Aging
Live Like Your Life Depends on It
Why elders tend to be more vivacious than younger people.
Posted July 13, 2013
Elders are usually the most vivacious among us, but we are too busy to notice. We are running around, getting things done, while they are living life to the fullest. Stereotypes about aging are so insidious and the physical realities are so prominent that we miss seeing the inner radiance that so many attain.
When my mother-in-law was dying, it took all of her strength to get down our steep front steps and take a walk around the block. We did this together as often as possible because it was what she lived for. As we made almost imperceptible progress down the sidewalk, she pointed out every garden ornament, artful decorations on mail boxes, each interesting texture on the bark of a tree. I had never seen my neighborhood before – not like this – even though I had traversed this sidewalk countless times on other walks.
At first, the slowness of our pace drove me wild.

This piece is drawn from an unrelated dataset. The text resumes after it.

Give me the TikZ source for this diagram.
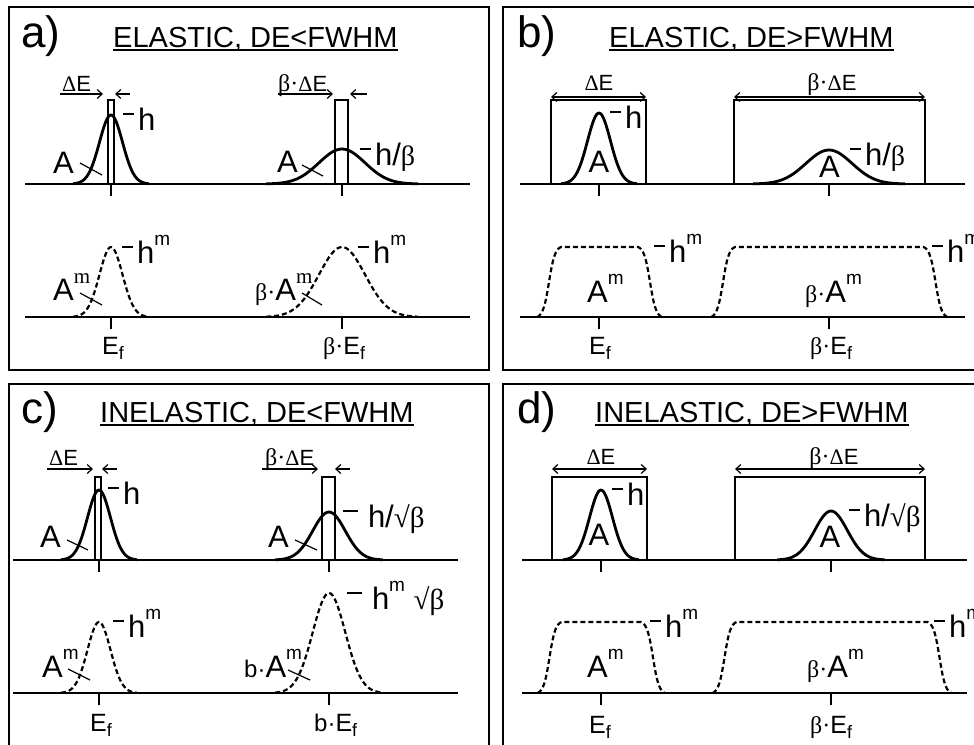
\documentclass[tikz,border=0pt]{standalone}
\usepackage{fontspec}
\setmainfont{Liberation Sans}
\newfontfamily\grk{Liberation Serif}
\usetikzlibrary{arrows.meta}
\tikzset{
	panel/.style={line width=2.3pt},
	axisl/.style={line width=1.5pt},
	gcurve/.style={line width=2.8pt, line join=round},
	dcurve/.style={line width=2.2pt, dash pattern=on 5pt off 3pt},
	boxl/.style={line width=1.2pt},
	ptr/.style={line width=1.2pt},
	uline/.style={line width=1.6pt},
	dearr/.style={line width=1.2pt, -{Straight Barb[length=5pt,width=9pt]}},
	dearrb/.style={line width=1.2pt, {Straight Barb[length=5pt,width=9pt]}-{Straight Barb[length=5pt,width=9pt]}},
	plab/.style={font=\fontsize{44}{44}\selectfont, inner sep=0pt, anchor=base west},
	ttl/.style={font=\fontsize{29}{30}\selectfont, inner sep=0pt, anchor=base west},
	lbl/.style={font=\fontsize{31}{32}\selectfont, inner sep=0pt, anchor=base west},
	lblc/.style={font=\fontsize{31}{32}\selectfont, inner sep=0pt, anchor=base},
	elbl/.style={font=\fontsize{25}{26}\selectfont, inner sep=0pt, anchor=base west},
	dlbl/.style={font=\fontsize{22}{24}\selectfont, inner sep=0pt, anchor=base west},
	dlblc/.style={font=\fontsize{22}{24}\selectfont, inner sep=0pt, anchor=base}
}
% peak shapes: [style]{centre}{baseline}{height}{sigma}
\newcommand\gpeak[5][gcurve]{\draw[#1] plot[domain=-3.3:3.3, samples=61, smooth] ({#2+#5*(\x)},{#3-#4*exp(-(\x)*(\x)/2)});}
% flat top: [style]{left edge}{right edge}{baseline}{height}
\newcommand\fpeak[5][dcurve]{\draw[#1] plot[domain=-4:4, samples=25, smooth] ({#2+3*(\x)},{#4-#5*(1/(1+exp(-(\x)))-0.018)/0.964}) -- plot[domain=-4:4, samples=25, smooth] ({#3+3*(\x)},{#4-#5*(1/(1+exp(\x))-0.018)/0.964});}
\newcommand\lead{\rule[0.5em]{0.36em}{1.4pt}\hspace{0.12em}}
\newcommand\leadw{\rule[0.5em]{0.48em}{1.4pt}\hspace{0.32em}}
\newcommand\supm{\raisebox{0.58em}{\fontsize{19}{19}\selectfont m}}
\newcommand\supmr{\raisebox{0.52em}{\grk\fontsize{21}{21}\selectfont m}}
\newcommand\Ef{E\raisebox{-0.2em}{\fontsize{18}{18}\selectfont f}}
\newcommand\bt{{\grk\fontsize{28}{28}\selectfont β}}
\newcommand\bd{{\grk\fontsize{24}{24}\selectfont β·}}
\newcommand\sbt{{\grk\fontsize{29}{29}\selectfont √β}}
\newcommand\bsm{{\fontsize{24}{24}\selectfont b·}}
\newcommand\dE{{\grk Δ}E}

\begin{document}
\begin{tikzpicture}[x=1pt, y=-1pt]
	\useasboundingbox (0,0) rectangle (974,744);
	% frames
	\draw[panel] (9,7) rectangle (489,370);
	\draw[panel] (503,7) rectangle (990,370);
	\draw[panel] (9,384) rectangle (489,760);
	\draw[panel] (503,384) rectangle (990,760);

	% ---- a) elastic, DE<FWHM
	\node[plab] (pa) at (21,47) {a)};
	\node[ttl] (ta) at (113,47) {ELASTIC, DE<FWHM};
	\draw[uline] ([yshift=-3pt]ta.base west) -- ([yshift=-3pt]ta.base east);
	\draw[axisl] (25,184) -- (470,184);
	\draw[ptr] (111,184) -- ++(0,12);
	\draw[ptr] (342,184) -- ++(0,12);
	\draw[boxl] (108,100) rectangle (114,184);
	\draw[boxl] (335,100) rectangle (348,184);
	\gpeak{111}{184}{69}{11.5}
	\gpeak{342}{184}{35}{23}
	\draw[dearr] (60,94) -- (103,94);
	\draw[dearr] (130,94) -- (115,94);
	\draw[dearr] (278,94) -- (333,94);
	\draw[dearr] (367,94) -- (350,94);
	\node[dlbl] (wa1) at (62,91) {\dE};
	\node[dlbl] (wa2) at (278,91) {\bd\dE};
	\node[lbl] (ha1) at (123,130) {\lead h};
	\node[lbl] (ha2) at (360,165) {\lead h/\bt};
	\node[lbl] (aa1) at (53,173) {A};
	\node[lbl] (aa2) at (277,172) {A};
	\draw[ptr] (80,163) -- (102,175);
	\draw[ptr] (302,165) -- (323,176);
	\draw[axisl] (25,317) -- (470,317);
	\draw[ptr] (111,317) -- ++(0,12);
	\draw[ptr] (342,317) -- ++(0,12);
	\gpeak[dcurve]{111}{317}{70}{11.5}
	\gpeak[dcurve]{342}{317}{70}{23}
	\node[lbl] (hma1) at (122,263) {\lead h\supm};
	\node[lbl] (hma2) at (358,263) {\lead h\supm};
	\node[lbl] (ama1) at (53,300) {A\supmr};
	\node[lbl] (ama2) at (255,300) {\bd A\supmr};
	\draw[ptr] (80,293) -- (102,305);
	\draw[ptr] (302,293) -- (322,305);
	\node[elbl] (ea1) at (102,354) {\Ef};
	\node[elbl] (ea2) at (323,354) {\bd\Ef};

	% ---- b) elastic, DE>FWHM
	\node[plab] (pb) at (517,47) {b)};
	\node[ttl] (tb) at (609,47) {ELASTIC, DE>FWHM};
	\draw[uline] ([yshift=-3pt]tb.base west) -- ([yshift=-3pt]tb.base east);
	\draw[axisl] (520,184) -- (965,184);
	\draw[ptr] (599,184) -- ++(0,12);
	\draw[ptr] (829,184) -- ++(0,12);
	\draw[boxl] (551,100) rectangle (646,184);
	\draw[boxl] (734,100) rectangle (925,184);
	\draw[dearrb] (551,97) -- (646,97);
	\draw[dearrb] (734,97) -- (925,97);
	\node[dlblc] (wb1) at (599,90) {\dE};
	\node[dlblc] (wb2) at (832,90) {\bd\dE};
	\gpeak{599}{184}{71}{11.5}
	\gpeak{829}{184}{34}{23}
	\node[lbl] (hb1) at (610,128) {\lead h};
	\node[lbl] (hb2) at (850,165) {\lead h/\bt};
	\node[lblc] (ab1) at (599,172) {A};
	\node[lblc] (ab2) at (829.5,177) {A};
	\draw[axisl] (520,317) -- (965,317);
	\draw[ptr] (599,317) -- ++(0,12);
	\draw[ptr] (829,317) -- ++(0,12);
	\fpeak{549}{650}{317}{70}
	\fpeak{723}{935.5}{317}{70}
	\node[lbl] (hmb1) at (654,262) {\lead h\supm};
	\node[lbl] (hmb2) at (932,262) {\lead h\supm};
	\node[lbl] (amb1) at (587,302) {A\supm};
	\node[lbl] (amb2) at (805,302) {\bd A\supm};
	\node[elbl] (eb1) at (589,354) {\Ef};
	\node[elbl] (eb2) at (810,354) {\bd\Ef};

	% ---- c) inelastic, DE<FWHM
	\node[plab] (pc) at (21,423) {c)};
	\node[ttl] (tc) at (100,422) {INELASTIC, DE<FWHM};
	\draw[uline] ([yshift=-3pt]tc.base west) -- ([yshift=-3pt]tc.base east);
	\draw[axisl] (13,560) -- (458,560);
	\draw[ptr] (99,560) -- ++(0,12);
	\draw[ptr] (329,560) -- ++(0,12);
	\draw[boxl] (95,477) rectangle (101,560);
	\draw[boxl] (322,477) rectangle (335,560);
	\gpeak{99}{560}{70}{11.5}
	\gpeak{329}{560}{48}{16.3}
	\draw[dearr] (47,469) -- (93,469);
	\draw[dearr] (117,469) -- (102,469);
	\draw[dearr] (262,469) -- (318,469);
	\draw[dearr] (350,469) -- (335,469);
	\node[dlbl] (wc1) at (49,465) {\dE};
	\node[dlbl] (wc2) at (265,465) {\bd\dE};
	\node[lbl] (hc1) at (108,504) {\lead h};
	\node[lbl] (hc2) at (343,527) {\leadw h/\sbt};
	\node[lbl] (ac1) at (40,547) {A};
	\node[lbl] (ac2) at (268,547) {A};
	\draw[ptr] (67,540) -- (88,550);
	\draw[ptr] (295,540) -- (317,550);
	\draw[axisl] (13,693) -- (458,693);
	\draw[ptr] (99,693) -- ++(0,12);
	\draw[ptr] (329,693) -- ++(0,12);
	\gpeak[dcurve]{99}{693}{71}{11.5}
	\gpeak[dcurve]{329}{693}{100}{16.3}
	\node[lbl] (hmc1) at (113,637) {\lead h\supm};
	\node[lbl] (hmc2) at (347,609) {\leadw h\supm\ \sbt};
	\node[lbl] (amc1) at (42,677) {A\supm};
	\node[lbl] (amc2) at (244,677) {\bsm A\supm};
	\draw[ptr] (68,669) -- (90,680);
	\draw[ptr] (288,670) -- (310,680);
	\node[elbl] (ec1) at (90,731) {\Ef};
	\node[elbl] (ec2) at (314,731) {\bsm\Ef};

	% ---- d) inelastic, DE>FWHM
	\node[plab] (pd) at (517,423) {d)};
	\node[ttl] (td) at (595,422) {INELASTIC, DE>FWHM};
	\draw[uline] ([yshift=-3pt]td.base west) -- ([yshift=-3pt]td.base east);
	\draw[axisl] (522,560) -- (967,560);
	\draw[ptr] (601,560) -- ++(0,12);
	\draw[ptr] (831,560) -- ++(0,12);
	\draw[boxl] (552,477) rectangle (647,560);
	\draw[boxl] (735,477) rectangle (925,560);
	\draw[dearrb] (552,469) -- (647,469);
	\draw[dearrb] (735,469) -- (925,469);
	\node[dlblc] (wd1) at (601,464) {\dE};
	\node[dlblc] (wd2) at (834,464) {\bd\dE};
	\gpeak{601}{560}{70}{11.5}
	\gpeak{831}{560}{49}{16.3}
	\node[lbl] (hd1) at (612,505) {\lead h};
	\node[lbl] (hd2) at (849,526) {\lead h/\sbt};
	\node[lblc] (ad1) at (599,545) {A};
	\node[lblc] (ad2) at (830,547) {A};
	\draw[axisl] (522,693) -- (967,693);
	\draw[ptr] (601,693) -- ++(0,12);
	\draw[ptr] (831,693) -- ++(0,12);
	\fpeak{549.5}{653}{693}{71}
	\fpeak{724.5}{939.5}{693}{71}
	\node[lbl] (hmd1) at (650,637) {\lead h\supm};
	\node[lbl] (hmd2) at (934,637) {\lead h\supm};
	\node[lbl] (amd1) at (587,677) {A\supm};
	\node[lbl] (amd2) at (807,677) {\bd A\supm};
	\node[elbl] (ed1) at (589,733) {\Ef};
	\node[elbl] (ed2) at (810,733) {\bd\Ef};
\end{tikzpicture}
\end{document}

I had to conceal how infuriated I was and suppress the inner pressure of having so many other things to do. She would stop often, not because she was short of breath, but to get a better look at something. Eventually, I decided to put myself completely into the experience and let go of other concerns. How could I hurry a dying woman?

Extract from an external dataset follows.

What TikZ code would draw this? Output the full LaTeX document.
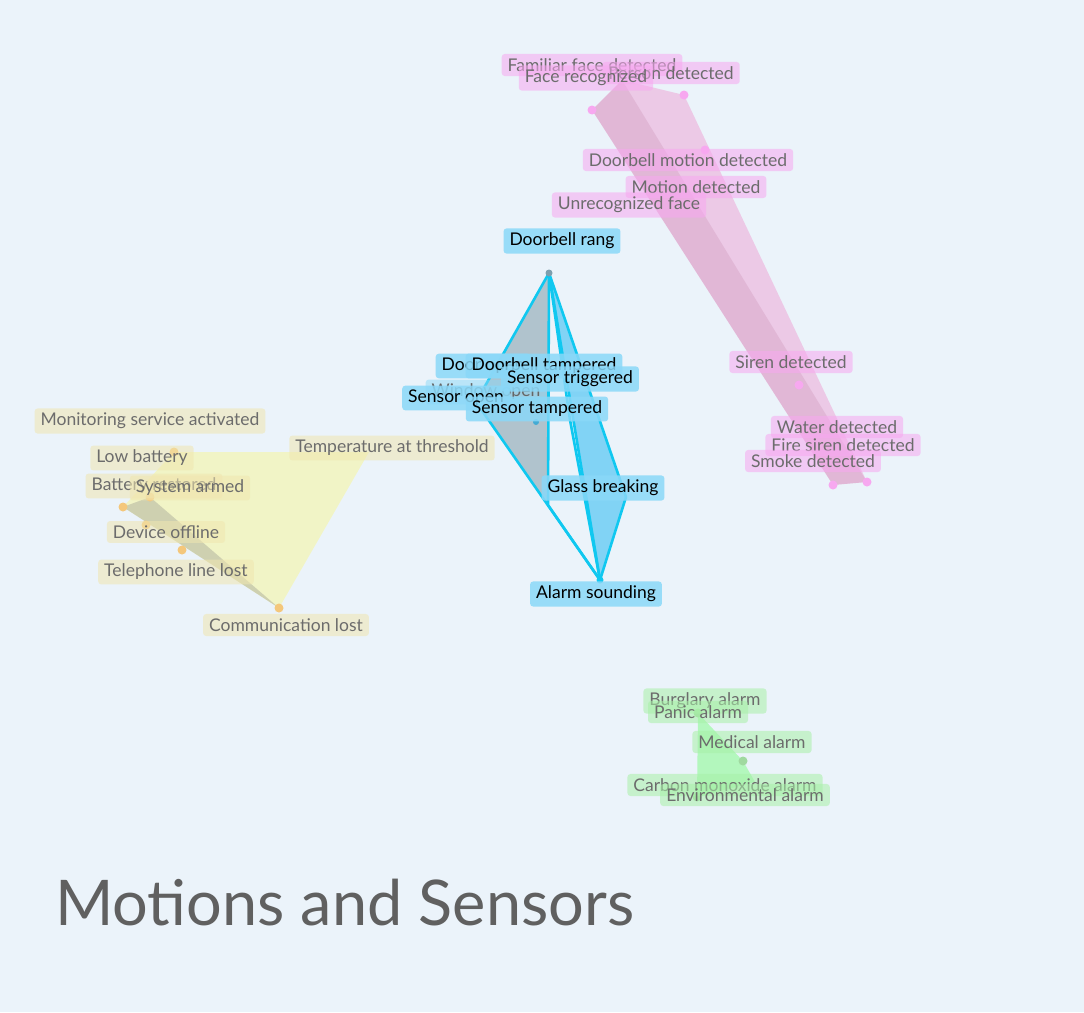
\documentclass[tikz,border=0pt]{standalone}
\usepackage{fontspec}
\setmainfont{Lato}
\begin{document}
\begin{tikzpicture}[x=1pt,y=-1pt,
  lab/.style={rounded corners=3pt,inner xsep=6pt,inner ysep=4.5pt,font=\fontsize{17.5}{17.5}\selectfont,fill opacity=0.55,text opacity=1},
  mlab/.style={lab,fill=mag,text=gray!85!black},
  ylab/.style={lab,fill=yel,text=gray!85!black},
  glab/.style={lab,fill=grn,text=gray!85!black},
  blab/.style={lab,fill=sky,text=black,fill opacity=0.85},
  pt/.style={circle,inner sep=0pt,minimum size=9pt},
  bl/.style={draw=cyn,line width=2.6pt,line join=round}]
\definecolor{bg}{HTML}{EBF3FA}
\definecolor{mag}{HTML}{F7A8F0}
\definecolor{yel}{HTML}{F0E6B0}
\definecolor{grn}{HTML}{A8F0A8}
\definecolor{sky}{HTML}{8AD8F8}
\definecolor{cyn}{HTML}{10C8F0}
\fill[bg] (0,0) rectangle (1084,1012);
\useasboundingbox (0,0) rectangle (1084,1012);
% magenta
\coordinate (m1) at (592,110);\coordinate (m2) at (622,80);\coordinate (m3) at (684,95);
\coordinate (m4) at (867,482);\coordinate (m5) at (833,485);
\fill[magenta!70,opacity=0.25] (m1)--(m2)--(m3)--(m4)--(m5)--cycle;
\fill[gray!60!magenta,opacity=0.2] (m1)--(m2)--(m4)--(m5)--cycle;
% yellow
\coordinate (y1) at (174,452);\coordinate (y2) at (369,452);\coordinate (y3) at (279,608);
\coordinate (y4) at (123,507);\coordinate (y5) at (150,497);
\fill[yellow!60,opacity=0.35] (y1)--(y2)--(y3)--(y4)--cycle;
\fill[gray,opacity=0.3] (y4)--(y5)--(y3)--cycle;
% green
\coordinate (g1) at (698,713);\coordinate (g2) at (743,761);\coordinate (g3) at (755,782);\coordinate (g4) at (697,797);
\fill[green!70,opacity=0.35] (g1)--(g2)--(g3)--(g4)--cycle;
% blue
\coordinate (bA) at (549,273);\coordinate (bL) at (476,402);\coordinate (bP) at (626,497);
\coordinate (bB) at (600,580);\coordinate (bQ) at (548,505);\coordinate (bM) at (570,420);
\fill[gray!75!cyan,opacity=0.55] (bA)--(bL)--(bB)--(bQ)--cycle;
\fill[cyan,opacity=0.45] (bA)--(bP)--(bB)--cycle;
\draw[bl] (bA)--(bL)--(bB)--(bP)--cycle;
\draw[bl] (bA)--(bQ)--(bB);
\draw[bl] (bA)--(bM)--(bB);
\draw[bl] (bA)--(bB);
% points
\foreach \p in {m1,m3,m4,m5} \node[pt,fill=mag] at (\p) {};
\node[pt,fill=mag] (mp1) at (799,385) {};
\node[pt,fill=mag] (mp2) at (705,150) {};
\foreach \p in {y1,y3,y4,y5} \node[pt,fill=yel!70!orange] at (\p) {};
\node[pt,fill=yel!70!orange] (yp1) at (182,550) {};
\node[pt,fill=yel!70!orange] (yp2) at (146,525) {};
\foreach \p in {g1,g2,g4} \node[pt,fill=grn!80!gray] at (\p) {};
\node[pt,fill=cyan!70!gray,minimum size=6pt] (bp1) at (536,422) {};
\node[pt,fill=gray!70!cyan,minimum size=7pt] at (bA) {};
\node[pt,fill=cyn,minimum size=7pt] at (bB) {};
% magenta labels
\node[mlab] (l1) at (592,65) {Familiar face detected};
\node[mlab] (l2) at (671,73) {Person detected};
\node[mlab] (l3) at (586,78) {Face recognized};
\node[mlab] (l4) at (688,160) {Doorbell motion detected};
\node[mlab] (l5) at (696,187) {Motion detected};
\node[mlab] (l6) at (629,205) {Unrecognized face};
\node[mlab] (l7) at (791,362) {Siren detected};
\node[mlab] (l8) at (837,427) {Water detected};
\node[mlab] (l9) at (843,445) {Fire siren detected};
\node[mlab] (l10) at (813,461) {Smoke detected};
% yellow labels
\node[ylab] (y_a) at (150,421) {Monitoring service activated};
\node[ylab] (y_b) at (142,458) {Low battery};
\node[ylab] (y_c) at (392,448) {Temperature at threshold};
\node[ylab] (y_d) at (154,486) {Battery restored};
\node[ylab] (y_e) at (190,488) {System armed};
\node[ylab] (y_f) at (166,532) {Device offline};
\node[ylab] (y_g) at (176,572) {Telephone line lost};
\node[ylab] (y_h) at (286,625) {Communication lost};
% green labels
\node[glab] (g_a) at (705,701) {Burglary alarm};
\node[glab] (g_b) at (698,712) {Panic alarm};
\node[glab] (g_c) at (752,742) {Medical alarm};
\node[glab] (g_d) at (725,785) {Carbon monoxide alarm};
\node[glab] (g_e) at (745,795) {Environmental alarm};
% blue labels
\node[blab] (b1) at (562,241) {Doorbell rang};
\node[blab] (b2) at (483,366) {Door open};
\node[blab,fill opacity=0.5,text=black!60] (b5) at (486,392) {Window open};
\node[blab] (b6) at (456,398) {Sensor open};
\node[blab] (b3) at (544,366) {Doorbell tampered};
\node[blab] (b4) at (570,379) {Sensor triggered};
\node[blab] (b7) at (537,409) {Sensor tampered};
\node[blab] (b8) at (603,488) {Glass breaking};
\node[blab] (b9) at (596,594) {Alarm sounding};
\node[anchor=base west,text=gray!75!black,font=\fontsize{63}{63}\selectfont,inner sep=0pt] (title) at (55,925) {Motions and Sensors};
\end{tikzpicture}
\end{document}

It was such a pleasure to do nothing but look around at the world. We should all live like this, regardless of age or proximity to death. Walking with her was like a prayer or a meditation. This was years ago now, and yet I still challenge myself to walk like that, to be receptive to this degree and really pay attention to all there is to see.
This is what aging and getting closer to dying teaches us – to live like your life depends on it. It seems as if it shouldn’t be necessary to get this old or this close to death to be able to seize the day the way my mother-in-law did, yet we are so easily sucked back in to days crowded with tasks and doings. Something has to slow us down, whether it is our becoming determined to do so or the approach of the ending.
Another insufficiently heralded part of aging is becoming more familiar with the humbling and therefore liberating aspects of having to die someday. In The Denial of Death, one of the great books of the twentieth century, Ernest Becker writes, "Man is literally split in two: He has an awareness of his own splendid uniqueness in that he sticks out of nature with a towering majesty, and yet he goes back into the ground a few feet in order blindly and dumbly to rot and disappear forever."
The problem with slowing down is that it puts us face-to-face with all that we have been avoiding, such as the poignancy of losing people we love and the almost perpetual grieving that living requires. We prefer to keep busy, avert our eyes and keep the happier subjects in view. Thus, a cycle ensues in which we try to elude the fact that everything and everyone is temporary. The more we avoid this truth, the greater is our fear of it. Conversely, if we embrace it, we grow calmer.
I have asked myself to try paying attention in a life-affirming way at least five minutes every morning, afternoon, and evening. Five minutes is a long time to pay attention. It’s not so easy to put aside my distractions and preoccupations. The nonstop buzzing in my mind about what will happen later in the day, the next day, and the day after that ceases only after concerted and prolonged effort. Also, to be confronted with what’s really going on inside of me isn’t always pleasant. The feelings hiding underneath constant activity rise right up and ask to be named.
My mother-in-law reminded me of the patient momentum of looking and really seeing, turning an ordinary walk into gladness for still being among the living. Most of the time, this is what I find – the gift it is to continue to be in the world. I welcome getting older because my capacity to enter into such vividness gets stronger every day.
Adapted from: Wendy Lustbader, Life Gets Better: The Unexpected Pleasures of Growing Older, Tarcher/Penguin, 2011.